◆ **Description of the task**: Give all the lines below again, exactly, with no pictures.
[start of Data provided]
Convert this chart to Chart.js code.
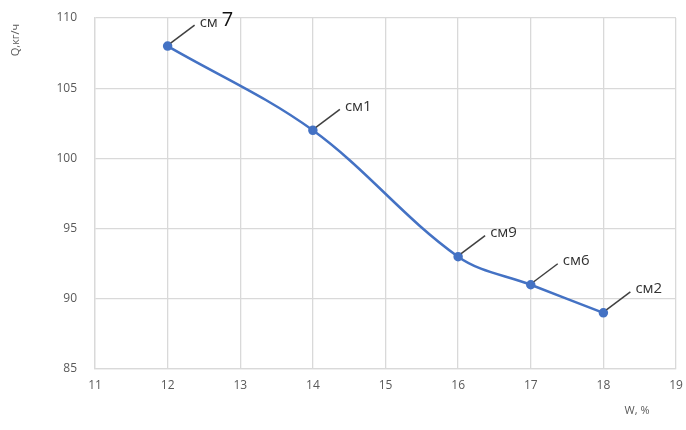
<!DOCTYPE html>
<html>
<head>
<meta charset="utf-8">
<script src="https://cdn.jsdelivr.net/npm/chart.js@4/dist/chart.umd.min.js"></script>
<style>
  html, body { margin: 0; padding: 0; background: #fff; }
  #wrap { width: 686px; height: 430px; }
</style>
</head>
<body>
<div id="wrap"><canvas id="qChart" width="686" height="430"></canvas></div>
<script>
// moisture W, % and productivity Q, kg/h for each mix
const moisture = [12, 14, 16, 17, 18];
const productivity = [108, 102, 93, 91, 89];
const mixLabels = ['см 7', 'см1', 'см9', 'см6', 'см2'];
const xTicks = [11, 12, 13, 14, 15, 16, 17, 18, 19];
const yTicks = [85, 90, 95, 100, 105, 110];

const FONT = "'Open Sans', 'Liberation Sans', sans-serif";

// leader lines + text next to each point, plus axis captions
const annotate = {
  id: 'annotate',
  afterDatasetsDraw(chart) {
    const ctx = chart.ctx;
    const meta = chart.getDatasetMeta(0);
    ctx.save();
    meta.data.forEach((pt, i) => {
      const x0 = pt.x + 3, y0 = pt.y - 3;
      const x1 = pt.x + 27, y1 = pt.y - 21;
      ctx.strokeStyle = '#404040';
      ctx.lineWidth = 1.5;
      ctx.beginPath();
      ctx.moveTo(x0, y0);
      ctx.lineTo(x1, y1);
      ctx.stroke();

      const txt = mixLabels[i];
      ctx.textBaseline = 'middle';
      ctx.textAlign = 'left';
      const parts = txt.split(' ');
      let tx = x1 + 5;
      const ty = y1 - 3;
      ctx.fillStyle = '#333';
      ctx.font = '15px ' + FONT;
      if (parts.length > 1) {
        ctx.fillText(parts[0] + ' ', tx, ty + 1);
        tx += ctx.measureText(parts[0] + ' ').width;
        ctx.fillStyle = '#111';
        ctx.font = '20px ' + FONT;
        ctx.fillText(parts[1], tx, ty - 2);
      } else {
        ctx.fillText(txt, tx, ty);
      }
    });

    // axis captions
    ctx.fillStyle = '#595959';
    ctx.font = '11px ' + FONT;
    ctx.textAlign = 'center';
    ctx.textBaseline = 'middle';
    ctx.fillText('W, %', 637, 411);
    ctx.translate(16, 40);
    ctx.rotate(-Math.PI / 2);
    ctx.fillText('Q,кг/ч', 0, 0);
    ctx.restore();
  }
};

new Chart(document.getElementById('qChart'), {
  type: 'line',
  data: {
    datasets: [{
      data: moisture.map((w, i) => ({ x: w, y: productivity[i] })),
      borderColor: '#4472C4',
      backgroundColor: '#4472C4',
      borderWidth: 2.5,
      pointRadius: 3.5,
      pointBackgroundColor: '#4472C4',
      pointBorderColor: '#4472C4',
      tension: 0.35,
      fill: false
    }]
  },
  options: {
    responsive: false,
    animation: false,
    layout: { padding: { left: 0, right: 10, top: 18, bottom: 0 } },
    plugins: {
      legend: { display: false },
      tooltip: { enabled: false }
    },
    scales: {
      x: {
        type: 'linear',
        min: xTicks[0],
        max: xTicks[xTicks.length - 1],
        afterBuildTicks: s => { s.ticks = xTicks.map(v => ({ value: v })); },
        afterFit: s => { s.height = 61; s.paddingLeft = 0; s.paddingRight = 0; },
        grid: { color: '#d9d9d9', lineWidth: 1.3, drawTicks: false },
        border: { color: '#d9d9d9', width: 1.3 },
        ticks: { color: '#595959', padding: 9, font: { family: FONT, size: 12 } }
      },
      y: {
        min: yTicks[0],
        max: yTicks[yTicks.length - 1],
        afterBuildTicks: s => { s.ticks = yTicks.map(v => ({ value: v })); },
        afterFit: s => { s.width = 95; s.paddingTop = 0; s.paddingBottom = 0; },
        grid: { color: '#d9d9d9', lineWidth: 1.3, drawTicks: false },
        border: { color: '#d9d9d9', width: 1.3 },
        ticks: { color: '#595959', padding: 18, font: { family: FONT, size: 12 } }
      }
    }
  },
  plugins: [annotate]
});
</script>
</body>
</html>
[end of Data provided]
◆ **Expected answer**:
Convert this chart to Chart.js code.
<!DOCTYPE html>
<html>
<head>
<meta charset="utf-8">
<script src="https://cdn.jsdelivr.net/npm/chart.js@4/dist/chart.umd.min.js"></script>
<style>
  html, body { margin: 0; padding: 0; background: #fff; }
  #wrap { width: 686px; height: 430px; }
</style>
</head>
<body>
<div id="wrap"><canvas id="qChart" width="686" height="430"></canvas></div>
<script>
// moisture W, % and productivity Q, kg/h for each mix
const moisture = [12, 14, 16, 17, 18];
const productivity = [108, 102, 93, 91, 89];
const mixLabels = ['см 7', 'см1', 'см9', 'см6', 'см2'];
const xTicks = [11, 12, 13, 14, 15, 16, 17, 18, 19];
const yTicks = [85, 90, 95, 100, 105, 110];

const FONT = "'Open Sans', 'Liberation Sans', sans-serif";

// leader lines + text next to each point, plus axis captions
const annotate = {
  id: 'annotate',
  afterDatasetsDraw(chart) {
    const ctx = chart.ctx;
    const meta = chart.getDatasetMeta(0);
    ctx.save();
    meta.data.forEach((pt, i) => {
      const x0 = pt.x + 3, y0 = pt.y - 3;
      const x1 = pt.x + 27, y1 = pt.y - 21;
      ctx.strokeStyle = '#404040';
      ctx.lineWidth = 1.5;
      ctx.beginPath();
      ctx.moveTo(x0, y0);
      ctx.lineTo(x1, y1);
      ctx.stroke();

      const txt = mixLabels[i];
      ctx.textBaseline = 'middle';
      ctx.textAlign = 'left';
      const parts = txt.split(' ');
      let tx = x1 + 5;
      const ty = y1 - 3;
      ctx.fillStyle = '#333';
      ctx.font = '15px ' + FONT;
      if (parts.length > 1) {
        ctx.fillText(parts[0] + ' ', tx, ty + 1);
        tx += ctx.measureText(parts[0] + ' ').width;
        ctx.fillStyle = '#111';
        ctx.font = '20px ' + FONT;
        ctx.fillText(parts[1], tx, ty - 2);
      } else {
        ctx.fillText(txt, tx, ty);
      }
    });

    // axis captions
    ctx.fillStyle = '#595959';
    ctx.font = '11px ' + FONT;
    ctx.textAlign = 'center';
    ctx.textBaseline = 'middle';
    ctx.fillText('W, %', 637, 411);
    ctx.translate(16, 40);
    ctx.rotate(-Math.PI / 2);
    ctx.fillText('Q,кг/ч', 0, 0);
    ctx.restore();
  }
};

new Chart(document.getElementById('qChart'), {
  type: 'line',
  data: {
    datasets: [{
      data: moisture.map((w, i) => ({ x: w, y: productivity[i] })),
      borderColor: '#4472C4',
      backgroundColor: '#4472C4',
      borderWidth: 2.5,
      pointRadius: 3.5,
      pointBackgroundColor: '#4472C4',
      pointBorderColor: '#4472C4',
      tension: 0.35,
      fill: false
    }]
  },
  options: {
    responsive: false,
    animation: false,
    layout: { padding: { left: 0, right: 10, top: 18, bottom: 0 } },
    plugins: {
      legend: { display: false },
      tooltip: { enabled: false }
    },
    scales: {
      x: {
        type: 'linear',
        min: xTicks[0],
        max: xTicks[xTicks.length - 1],
        afterBuildTicks: s => { s.ticks = xTicks.map(v => ({ value: v })); },
        afterFit: s => { s.height = 61; s.paddingLeft = 0; s.paddingRight = 0; },
        grid: { color: '#d9d9d9', lineWidth: 1.3, drawTicks: false },
        border: { color: '#d9d9d9', width: 1.3 },
        ticks: { color: '#595959', padding: 9, font: { family: FONT, size: 12 } }
      },
      y: {
        min: yTicks[0],
        max: yTicks[yTicks.length - 1],
        afterBuildTicks: s => { s.ticks = yTicks.map(v => ({ value: v })); },
        afterFit: s => { s.width = 95; s.paddingTop = 0; s.paddingBottom = 0; },
        grid: { color: '#d9d9d9', lineWidth: 1.3, drawTicks: false },
        border: { color: '#d9d9d9', width: 1.3 },
        ticks: { color: '#595959', padding: 18, font: { family: FONT, size: 12 } }
      }
    }
  },
  plugins: [annotate]
});
</script>
</body>
</html>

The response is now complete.